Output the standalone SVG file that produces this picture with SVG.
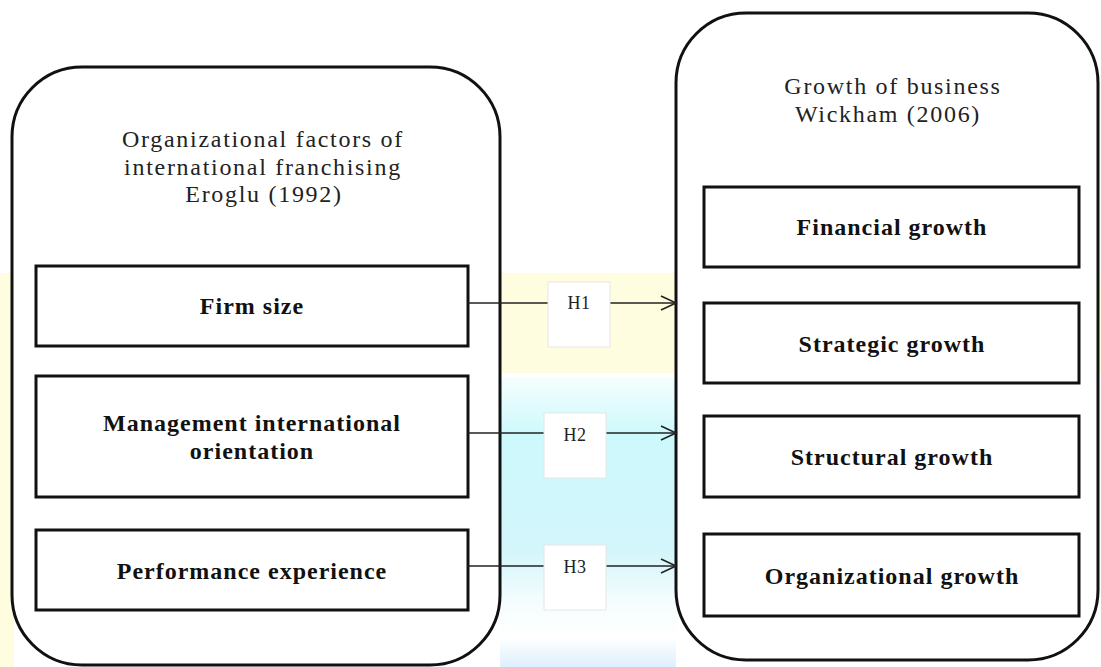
<svg xmlns="http://www.w3.org/2000/svg" width="1101" height="667" viewBox="0 0 1101 667">
  <defs>
    <style>
      .outer { fill: #ffffff; stroke: #111; stroke-width: 3; }
      .inner { fill: #ffffff; stroke: #111; stroke-width: 3; }
      .title { font-family: "Liberation Serif", "Times New Roman", serif; font-size: 24px; letter-spacing: 1.7px; fill: #222; text-anchor: middle; }
      .lbl { font-family: "Liberation Serif", "Times New Roman", serif; font-size: 24px; font-weight: bold; letter-spacing: 1px; fill: #111; text-anchor: middle; }
      .hbox { fill: #ffffff; stroke: #e6e6e6; stroke-width: 1; }
      .htxt { font-family: "Liberation Serif", "Times New Roman", serif; font-size: 18px; letter-spacing: 0.5px; fill: #222; text-anchor: middle; }
      .conn { stroke: #222; stroke-width: 1.6; fill: none; }
    </style>
    <marker id="arrow" markerWidth="18" markerHeight="18" refX="16" refY="8" orient="auto" markerUnits="userSpaceOnUse">
      <path d="M1,1 L16,8 L1,15" fill="none" stroke="#222" stroke-width="1.6"/>
    </marker>
    <linearGradient id="cyan" x1="0" y1="0" x2="0" y2="1">
      <stop offset="0" stop-color="#f4fefe"/>
      <stop offset="0.2" stop-color="#cdf9fc"/>
      <stop offset="0.6" stop-color="#d3f6fb"/>
      <stop offset="0.78" stop-color="#f5fdfe"/>
      <stop offset="0.9" stop-color="#ffffff"/>
      <stop offset="1" stop-color="#ddeffd"/>
    </linearGradient>
  </defs>

  <!-- background watermark tints -->
  <rect x="0" y="0" width="1101" height="667" fill="#ffffff"/>
  <rect x="0" y="273" width="1101" height="100" fill="#fffde0"/>
  <rect x="0" y="273" width="14" height="394" fill="#fffde0"/>
  <rect x="500" y="378" width="176" height="289" fill="url(#cyan)"/>

  <g id="left-group">
    <rect class="outer" x="12" y="67" width="488" height="598" rx="70" ry="70"/>
    <text class="title"><tspan x="263" y="147">Organizational factors of</tspan><tspan x="263" y="175">international franchising</tspan><tspan x="264" y="202">Eroglu (1992)</tspan></text>
  </g>

  <g id="right-group">
    <rect class="outer" x="676" y="13" width="422" height="647" rx="70" ry="70"/>
    <text class="title"><tspan x="893" y="94">Growth of business</tspan><tspan x="888" y="122">Wickham (2006)</tspan></text>
  </g>

  <g id="firm-size">
    <rect class="inner" x="36" y="266" width="432" height="80"/>
    <text class="lbl" x="252" y="314">Firm size</text>
  </g>
  <g id="management-orientation">
    <rect class="inner" x="36" y="376" width="432" height="121"/>
    <text class="lbl"><tspan x="252" y="431">Management international</tspan><tspan x="252" y="459">orientation</tspan></text>
  </g>
  <g id="performance-experience">
    <rect class="inner" x="36" y="530" width="432" height="80"/>
    <text class="lbl" x="252" y="579">Performance experience</text>
  </g>

  <g id="financial-growth">
    <rect class="inner" x="704" y="187" width="375" height="80"/>
    <text class="lbl" x="892" y="235">Financial growth</text>
  </g>
  <g id="strategic-growth">
    <rect class="inner" x="704" y="303" width="375" height="80"/>
    <text class="lbl" x="892" y="352">Strategic growth</text>
  </g>
  <g id="structural-growth">
    <rect class="inner" x="704" y="416" width="375" height="81"/>
    <text class="lbl" x="892" y="465">Structural growth</text>
  </g>
  <g id="organizational-growth">
    <rect class="inner" x="704" y="534" width="375" height="82"/>
    <text class="lbl" x="892" y="584">Organizational growth</text>
  </g>

  <g id="connectors">
    <line class="conn" x1="468" y1="303" x2="676" y2="303" marker-end="url(#arrow)"/>
    <line class="conn" x1="468" y1="433" x2="676" y2="433" marker-end="url(#arrow)"/>
    <line class="conn" x1="468" y1="566" x2="676" y2="566" marker-end="url(#arrow)"/>
    <g id="h1">
      <rect class="hbox" x="548" y="282" width="62" height="65"/>
      <text class="htxt" x="579" y="309">H1</text>
    </g>
    <g id="h2">
      <rect class="hbox" x="544" y="413" width="62" height="65"/>
      <text class="htxt" x="575" y="441">H2</text>
    </g>
    <g id="h3">
      <rect class="hbox" x="544" y="545" width="62" height="65"/>
      <text class="htxt" x="575" y="573">H3</text>
    </g>
  </g>
</svg>
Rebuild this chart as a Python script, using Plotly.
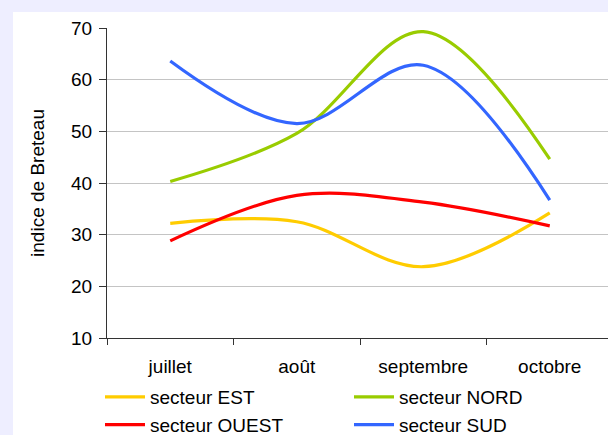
import plotly.graph_objects as go

months = ["juillet", "août", "septembre", "octobre"]
est = [32.2, 32.5, 23.8, 34.2]
nord = [40.3, 49.6, 69.3, 44.6]
ouest = [28.8, 37.6, 36.3, 31.7]
sud = [63.6, 51.5, 62.8, 36.7]
y_ticks = [10, 20, 30, 40, 50, 60, 70]

series = [
    ("secteur EST", est, "#FFCC00"),
    ("secteur NORD", nord, "#99CC00"),
    ("secteur OUEST", ouest, "#FF0000"),
    ("secteur SUD", sud, "#3366FF"),
]

FONT = "Liberation Sans, Arial, sans-serif"
FS = 19
W, H = 608, 435
L, R, T, B = 107, 0, 28, 97

fig = go.Figure()
for name, vals, col in series:
    fig.add_trace(go.Scatter(
        x=months, y=vals, name=name, mode="lines",
        line=dict(color=col, width=3.2, shape="spline", smoothing=1.0),
    ))

pw = W - L - R
ph = H - T - B
# white panel
fig.add_shape(type="rect", xref="paper", yref="paper",
              x0=(13 - L) / pw, x1=1.02, y0=-(B + 3) / ph, y1=1 + (T - 12) / ph,
              fillcolor="white", line=dict(width=0), layer="below")

step = 126.5
fig.update_layout(
    width=W, height=H,
    margin=dict(l=L, r=R, t=T, b=B, autoexpand=False),
    paper_bgcolor="#EEEEFF",
    plot_bgcolor="white",
    font=dict(family=FONT, size=FS, color="#000000"),
    showlegend=True,
    legend=dict(orientation="h", x=(100 - L) / pw, xanchor="left",
                y=-(378 - 338) / ph, yanchor="top",
                entrywidth=194, entrywidthmode="pixels",
                bgcolor="rgba(0,0,0,0)", traceorder="normal",
                font=dict(size=FS), itemwidth=40,
                borderwidth=0),
    xaxis=dict(
        type="category",
        range=[-0.5, -0.5 + pw / step],
        tickson="boundaries",
        ticks="outside", ticklen=6, tickcolor="#333333",
        showline=True, linecolor="#333333", linewidth=1.3,
        showgrid=False, zeroline=False,
        tickfont=dict(size=FS),
        ticklabelstandoff=11,
        automargin=False,
        fixedrange=True,
    ),
    yaxis=dict(
        range=[10, 70],
        tickvals=y_ticks,
        ticks="outside", ticklen=7, tickcolor="#333333",
        showline=True, linecolor="#333333", linewidth=1.3,
        showgrid=True, gridcolor="#C4C4C4", gridwidth=1,
        zeroline=False,
        tickfont=dict(size=FS),
        ticklabelstandoff=3,
        title=dict(text="indice de Breteau", font=dict(size=FS), standoff=21),
        automargin=False,
        fixedrange=True,
    ),
)

fig.write_html(
    "out.html",
    config={"displayModeBar": False},
    post_script="document.body.style.margin='0';document.body.style.background='#EEEEFF';",
)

What this task involves
Copy nothing but the lines above from the one with "Rebuild this chart" to the one with "L, R, T, B = 107, 0, 28, 97", inclusive, word for word. Leave every picture out.

Result of this task
Rebuild this chart as a Python script, using Plotly.
import plotly.graph_objects as go

months = ["juillet", "août", "septembre", "octobre"]
est = [32.2, 32.5, 23.8, 34.2]
nord = [40.3, 49.6, 69.3, 44.6]
ouest = [28.8, 37.6, 36.3, 31.7]
sud = [63.6, 51.5, 62.8, 36.7]
y_ticks = [10, 20, 30, 40, 50, 60, 70]

series = [
    ("secteur EST", est, "#FFCC00"),
    ("secteur NORD", nord, "#99CC00"),
    ("secteur OUEST", ouest, "#FF0000"),
    ("secteur SUD", sud, "#3366FF"),
]

FONT = "Liberation Sans, Arial, sans-serif"
FS = 19
W, H = 608, 435
L, R, T, B = 107, 0, 28, 97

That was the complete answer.